Doch in den nun veröffentlichten Berichtsverboten geht es nicht um Giftmüll oder Korruptionsskandale, sondern in erster Linie um Prominentenklatsch. Zwei Schauspieler haben eine Affäre. Ein Komiker ist Stammgast in einem SM-Studio. Und ein Fußballer hatte Sex mit einem Big-Brother-Star. Obwohl die Nachrichten kurz und ohne Details veröffentlicht wurden, schnellten die Zugriffszahlen von Twitter in Großbritannien um 14 Prozent hoch, wie die Analysten der Firma Hitwise ermittelten. So viel Zugriffe hatte das Kurznachrichtenportal auf der Insel noch nie. Immer weitere Verfügungen werden publiziert.

Die Justiz will sich das nicht bieten lassen. Laut einem Bericht des Telegraph hat ein Gericht nun eine Verfügung speziell gegen die Verbreitung von Berichten auf sozialen Medien wie Twitter erlassen. In diesem speziellen Fall geht es um eine Mutter, die die lebenserhaltenden Maßnahmen bei ihrer hirngeschädigten Tochter abschalten lassen will. Reporter dürfen sich der Frau nicht mehr nähern oder ihre Verwandten und Bekannten zu dem Fall befragen. Gegen Twitter selbst können britische Gerichte aber nicht direkt vorgehen. Denn Server und Unternehmenszentrale sind in den USA.

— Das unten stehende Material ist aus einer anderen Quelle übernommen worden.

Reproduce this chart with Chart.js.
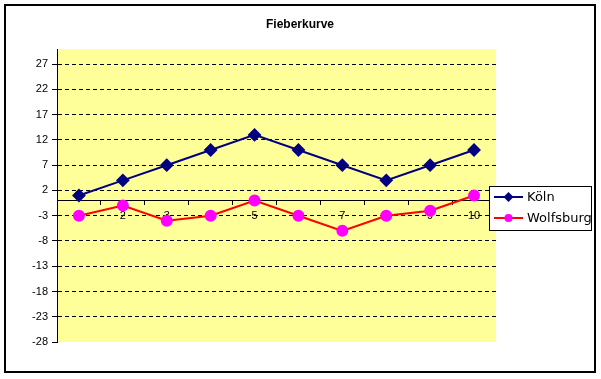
<!DOCTYPE html>
<html>
<head>
<meta charset="utf-8">
<script src="https://cdn.jsdelivr.net/npm/chart.js@4"></script>
<style>
  body { margin: 0; background: #fff; }
  #wrap { width: 601px; height: 379px; }
</style>
</head>
<body>
<div id="wrap"><canvas id="grafico" width="601" height="379"></canvas></div>
<script>
// dados do grafico
const titulo = 'Fieberkurve';
const categorias = ['1', '2', '3', '4', '5', '6', '7', '8', '9', '10'];
const nomesSeries = ['Köln', 'Wolfsburg'];
const valoresKoeln = [1, 4, 7, 10, 13, 10, 7, 4, 7, 10];
const valoresWolfsburg = [-3, -1, -4, -3, 0, -3, -6, -3, -2, 1];
const ticksY = [-28, -23, -18, -13, -8, -3, 2, 7, 12, 17, 22, 27];
const eixoMin = -28;
const eixoMax = 30;

// fundo amarelo da area de plotagem + moldura + titulo + legenda
const moldura = {
    id: 'moldura',
    beforeDraw(chart) {
        const { ctx, chartArea: a } = chart;
        ctx.save();
        ctx.fillStyle = '#FFFF99';
        ctx.fillRect(a.left, a.top, a.right - a.left, a.bottom - a.top);
        ctx.restore();
    },
    afterDraw(chart) {
        const ctx = chart.ctx;
        ctx.save();
        ctx.strokeStyle = '#000';
        ctx.lineWidth = 2;
        ctx.strokeRect(5, 5, 590, 367);

        ctx.fillStyle = '#000';
        ctx.font = 'bold 12px "Liberation Sans", Arial, sans-serif';
        ctx.textAlign = 'center';
        ctx.textBaseline = 'middle';
        ctx.fillText(titulo, 300, 25);

        // legenda
        ctx.fillStyle = '#fff';
        ctx.fillRect(489, 186, 102, 44);
        ctx.lineWidth = 1;
        ctx.strokeStyle = '#000';
        ctx.strokeRect(489.5, 186.5, 102, 44);
        ctx.font = '13px "DejaVu Sans", Tahoma, sans-serif';
        ctx.textAlign = 'left';
        chart.data.datasets.forEach((ds, i) => {
            const y = 197 + i * 21;
            ctx.strokeStyle = ds.borderColor;
            ctx.lineWidth = 2;
            ctx.beginPath();
            ctx.moveTo(494, y);
            ctx.lineTo(523, y);
            ctx.stroke();
            ctx.fillStyle = ds.pointBackgroundColor;
            ctx.beginPath();
            if (ds.pointStyle === 'rectRot') {
                ctx.moveTo(508.5, y - 5);
                ctx.lineTo(513.5, y);
                ctx.lineTo(508.5, y + 5);
                ctx.lineTo(503.5, y);
            } else {
                ctx.arc(508.5, y, 4, 0, Math.PI * 2);
            }
            ctx.closePath();
            ctx.fill();
            ctx.fillStyle = '#000';
            ctx.fillText(ds.label, 527, y + 1);
        });
        ctx.restore();
    }
};

const fonteEixo = { family: '"Liberation Sans", Arial, sans-serif', size: 11 };

new Chart(document.getElementById('grafico').getContext('2d'), {
    type: 'line',
    data: {
        labels: categorias,
        datasets: [
            {
                label: nomesSeries[0],
                data: valoresKoeln,
                borderColor: '#000080',
                backgroundColor: '#000080',
                pointBackgroundColor: '#000080',
                pointBorderColor: '#000080',
                pointStyle: 'rectRot',
                pointRadius: 5.5,
                borderWidth: 2,
                tension: 0
            },
            {
                label: nomesSeries[1],
                data: valoresWolfsburg,
                borderColor: '#FF0000',
                backgroundColor: '#FF00FF',
                pointBackgroundColor: '#FF00FF',
                pointBorderColor: '#FF00FF',
                pointStyle: 'circle',
                pointRadius: 5,
                borderWidth: 2,
                tension: 0
            }
        ]
    },
    options: {
        responsive: false,
        animation: false,
        events: [],
        layout: { padding: { left: 0, top: 49, right: 105, bottom: 37 } },
        plugins: {
            legend: { display: false },
            title: { display: false },
            tooltip: { enabled: false }
        },
        scales: {
            x: {
                position: { y: 0 },
                offset: true,
                grid: {
                    display: true,
                    drawOnChartArea: false,
                    offset: true,
                    tickLength: 4,
                    tickColor: '#000',
                    color: '#000'
                },
                border: { display: true, color: '#000', width: 1 },
                ticks: { color: '#000', font: fonteEixo, padding: 5, maxRotation: 0, autoSkip: false }
            },
            y: {
                min: eixoMin,
                max: eixoMax,
                afterFit(scale) { scale.width = 57; },
                afterBuildTicks(scale) {
                    scale.ticks = ticksY.map(v => ({ value: v }));
                },
                grid: {
                    color: ctx => (ctx.tick && ctx.tick.value === eixoMin ? 'rgba(0,0,0,0)' : '#000'),
                    tickColor: '#000',
                    tickLength: 5,
                    tickBorderDash: [],
                    lineWidth: 1
                },
                border: { display: true, color: '#000', width: 1, dash: [4, 3] },
                ticks: { color: '#000', font: fonteEixo, padding: 4 }
            }
        }
    },
    plugins: [moldura]
});
</script>
</body>
</html>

Wikipedia-Gründer Jimmy Wales hat sich gegenüber der BBC kritisch über die weitreichenden Verfügungen geäußert. Diese seien ein Verstoß gegen die Menschenrechte: "Sie sollten so schnell wie möglich abgeschafft werden", sagte Wales. "Es darf kein Gesetz geben, dass die Veröffentlichung von legal erworbenen und korrekten Informationen verbietet."

Gleichzeitig räumt er auch eine gewisse Wirksamkeit der Verfügungen ein. "Die Wikipedia-Community erlaubt solche Gerüchte nicht auf der Seite, wenn keine verlässliche Informationsquelle dafür existiert", erklärt Wales. Wenn Gerüchte alleine auf Twitter verbreitet werden, dürfen sie keinen Eingang in Wikipedia-Artikel finden. Indem die britische Presse an Veröffentlichungen gehindert wird, tauchen die´Gerüchte auch nicht in der Internet-Enzyklopädie auf.

Das britische Recht ist für viele amerikanische Internet-Unternehmen ein Dorn im Auge - denn es ist ein regelrechter Gerichtstourismus entstanden, um Kritik zu unterbinden. So hat der US-Milliardär Louis Bacon laut dem Guardian bei einem britischen Gericht eine Verfügung gegen drei Plattformen eingereicht, um den Namen eines Nutzers zu erfahren, der laut Bacon verleumderische Gerüchte über ihn verbreitet habe.

Zwar wurden die Beiträge bereits vor der Klage auch aus der Wikipedia entfernt, Bacon möchte aber offenbar die Quelle für die Behauptungen endgültig unterbinden. Ob eine britische Gerichtsverfügung ihm dabei weiter hilft, ist jedoch zweifelhaft: auch die Server der Wikipedia stehen in Amerika, nicht in Großbritannien.